SpaceX Dragon Took on Water After Splashdown

Media reports indicate that the SpaceX CRS-3 Dragon capsule which splashed down into the Pacific Ocean on Sunday, took on water as it waited through a recovery effort which apparently lasted longer than usual.

According to a report in Aviation Week:

“The quantity of seawater intrusion and the source is unclear, said Dan Hartman, NASA’s deputy ISS program manager. All of the science equipment and other NASA hardware in the Dragon capsule is in good shape, he said during a May 21 briefing.”


“Witnesses at the port observed significant water as the cold storage containers brought back from the ISS were removed, and there was a report the capsule’s internal humidity sensors tripped, according to an industry source.”

The Dragon was actually returning several water bags from orbit as part of an investigation into the leaking spacesuit which endangered Italian astronaut Luca Parmitano last year, leading to early concerns that one or more of those bags may have ruptured.  With that possibility now dismissed, SpaceX will begin the process of inspecting the capsule back in Texas,  as it does after every mission, and looking for a culprit.  Observers noted that the spacecraft splashed down into fairly active seas, and being somewhat more heavily laden than on previous flights, the Dragon would have naturally settled a little deeper into the water as it awaited pickup.

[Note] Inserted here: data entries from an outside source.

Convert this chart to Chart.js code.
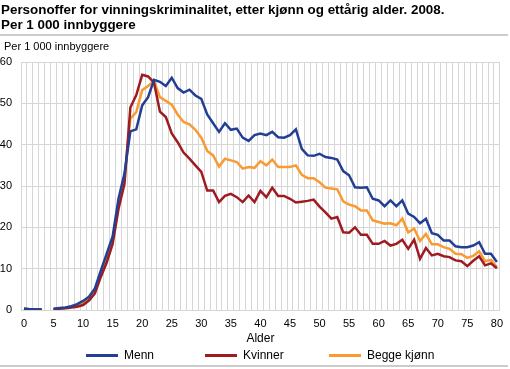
<!DOCTYPE html>
<html>
<head>
<meta charset="utf-8">
<script src="https://cdn.jsdelivr.net/npm/chart.js@4"></script>
<style>
  body { margin: 0; background: #fff; font-family: Arial, "Liberation Sans", sans-serif; }
  #wrap { position: relative; width: 510px; height: 369px; overflow: hidden; }
  #chart { position: absolute; left: 0; top: 0; }
  .title { position: absolute; left: 1px; top: 2px; font-weight: bold; font-size: 13.4px; line-height: 15px; color: #000; }
  .rule { position: absolute; left: 0; width: 508px; height: 2px; background: #cccccc; }
  .unit { position: absolute; left: 4px; top: 40px; font-size: 11px; color: #000; }
  #legend { position: absolute; left: 0; top: 348px; width: 510px; height: 16px; }
  .item { position: absolute; top: 0; font-size: 12px; line-height: 14px; color: #000; white-space: nowrap; }
  .item span.box { position: absolute; top: 6px; width: 32px; height: 3px; }
  .item span.txt { position: absolute; left: 38px; top: 0; }
</style>
</head>
<body>
<div id="wrap">
  <canvas id="chart" width="510" height="369"></canvas>
  <div class="title">Personoffer for vinningskriminalitet, etter kjønn og ettårig alder. 2008.<br>Per 1 000 innbyggere</div>
  <div class="rule" style="top:34px"></div>
  <div class="unit">Per 1 000 innbyggere</div>
  <div id="legend"></div>
  <div class="rule" style="top:365px"></div>
</div>
<script>
// ages 0-80, no value for age 4
const ages = [];
for (let a = 0; a <= 80; a++) ages.push(String(a));

const menn = [
  0.3, 0.2, 0.1, 0.1, null, 0.3, 0.5, 0.6, 0.9, 1.4,
  2.2, 3.2, 5.2, 9.5, 13.6, 17.8, 27, 33, 43.2, 43.7,
  49.5, 51.5, 55.7, 55.2, 54.2, 56.2, 53.7, 52.6, 53.3, 51.9,
  51.1, 47.3, 45.2, 43.1, 45.2, 43.6, 43.9, 41.7, 40.9, 42.3,
  42.7, 42.3, 43.1, 41.8, 41.7, 42.3, 43.7, 39, 37.4, 37.3,
  37.8, 37, 36.8, 36.4, 33.6, 32.6, 29.7, 29.6, 29.7, 26.9,
  26.5, 25.1, 26.5, 25.1, 26.5, 23.3, 22.5, 21, 22.1, 18.6,
  18.2, 16.8, 16.8, 15.4, 15.2, 15.2, 15.6, 16.4, 13.6, 13.6, 11.6
];

const kvinner = [
  0.3, 0.2, 0.1, 0.1, null, 0.2, 0.3, 0.4, 0.6, 0.8,
  1.2, 2.3, 4, 8, 11.5, 16, 24.5, 30.5, 49, 52,
  56.9, 56.5, 55, 48, 46.7, 42.7, 40.6, 38.1, 36.6, 35,
  33.4, 28.9, 28.9, 26.1, 27.6, 28.1, 27.3, 26.1, 27.7, 26.1,
  28.8, 27.3, 29.6, 27.6, 27.6, 26.9, 26, 26.2, 26.4, 26.7,
  25, 23.6, 22.1, 22.5, 18.8, 18.7, 20, 18.2, 18.2, 16,
  16, 16.7, 15.6, 16, 17, 14.8, 17, 12.4, 15, 13.2,
  13.6, 13, 12.8, 12, 11.8, 10.6, 11.9, 13, 10.8, 11.3, 10.1
];

const beggeKjonn = [
  0.3, 0.2, 0.1, 0.1, null, 0.2, 0.4, 0.5, 0.7, 1.1,
  1.7, 2.9, 4.7, 8.8, 12.8, 17, 25.8, 31.8, 46.3, 47.9,
  53.2, 54.2, 55.4, 51.5, 50.6, 49.7, 47.3, 45.5, 44.9, 43.6,
  41.7, 38.5, 37.4, 34.7, 36.6, 36.2, 35.8, 34.2, 34.6, 34.4,
  36, 35, 36.4, 34.6, 34.6, 34.6, 35, 32.7, 31.9, 31.9,
  30.9, 29.6, 29.4, 29.2, 26.3, 25.5, 25.1, 24.1, 24.1, 21.7,
  21.3, 20.9, 21, 20.5, 22.1, 18.8, 19.7, 16.7, 18.4, 15.9,
  15.9, 15.2, 14.8, 13.6, 13.5, 12.6, 13.1, 14.2, 11.8, 12.1, 10.4
];

const yTicks = [0, 10, 20, 30, 40, 50, 60];

const font = 'Arial, "Liberation Sans", sans-serif';
const gridColor = '#d6d6d6';

function line(label, data, color) {
  return {
    label: label,
    data: data,
    borderColor: color,
    backgroundColor: color,
    borderWidth: 2.5,
    pointRadius: 0,
    tension: 0,
    spanGaps: false
  };
}

const chart = new Chart(document.getElementById('chart'), {
  type: 'line',
  data: {
    labels: ages,
    datasets: [
      line('Menn', menn, '#233f94'),
      line('Kvinner', kvinner, '#9c1c21'),
      line('Begge kjønn', beggeKjonn, '#fa9a32')
    ]
  },
  options: {
    responsive: false,
    animation: false,
    layout: { padding: { top: 62, right: 0, left: 0, bottom: 22 } },
    plugins: {
      title: { display: false },
      tooltip: { enabled: false },
      legend: { display: false }
    },
    scales: {
      x: {
        type: 'category',
        offset: true,
        grid: { color: gridColor, offset: true, drawTicks: false },
        border: { color: gridColor },
        ticks: {
          autoSkip: false,
          maxRotation: 0,
          padding: 7,
          color: '#000',
          font: { family: font, size: 11 },
          callback: function (v, i) { return i % 5 === 0 ? ages[i] : ''; }
        },
        title: {
          display: true,
          text: 'Alder',
          color: '#000',
          font: { family: font, size: 12 },
          padding: { top: 0, bottom: 1 }
        },
        afterFit: function (scale) { scale.height = 37; }
      },
      y: {
        min: 0,
        max: 60,
        afterBuildTicks: function (scale) {
          scale.ticks = yTicks.map(v => ({ value: v }));
        },
        grid: { color: gridColor, drawTicks: false },
        border: { color: gridColor },
        ticks: {
          padding: 9,
          color: '#000',
          font: { family: font, size: 11 }
        },
        afterFit: function (scale) { scale.width = 21; }
      }
    }
  }
});

// legend drawn as html, spread like the original
const legendX = [86, 205, 329];
const legendEl = document.getElementById('legend');
chart.data.datasets.forEach((ds, i) => {
  const item = document.createElement('div');
  item.className = 'item';
  item.style.left = legendX[i] + 'px';
  const box = document.createElement('span');
  box.className = 'box';
  box.style.background = ds.borderColor;
  const txt = document.createElement('span');
  txt.className = 'txt';
  txt.textContent = ds.label;
  item.appendChild(box);
  item.appendChild(txt);
  legendEl.appendChild(item);
});
</script>
</body>
</html>
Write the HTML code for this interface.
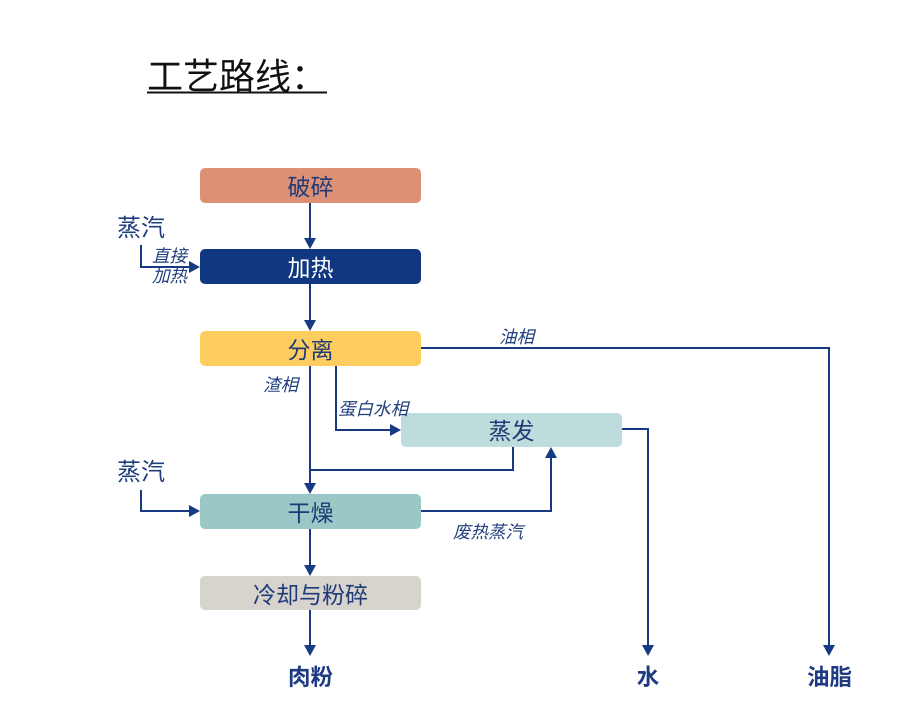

This incident appears to be different than one which took place on the CRS-1 mission, when water intrusion into the equipment bay under the pressure shell shorted out several power units, leading to temporary loss of power to a GLACIER freeze on board.  Power was restored as the spacecraft was hauled aboard the recovery ship, without any damage to specimens contained inside.

May be time to install a bilge pump.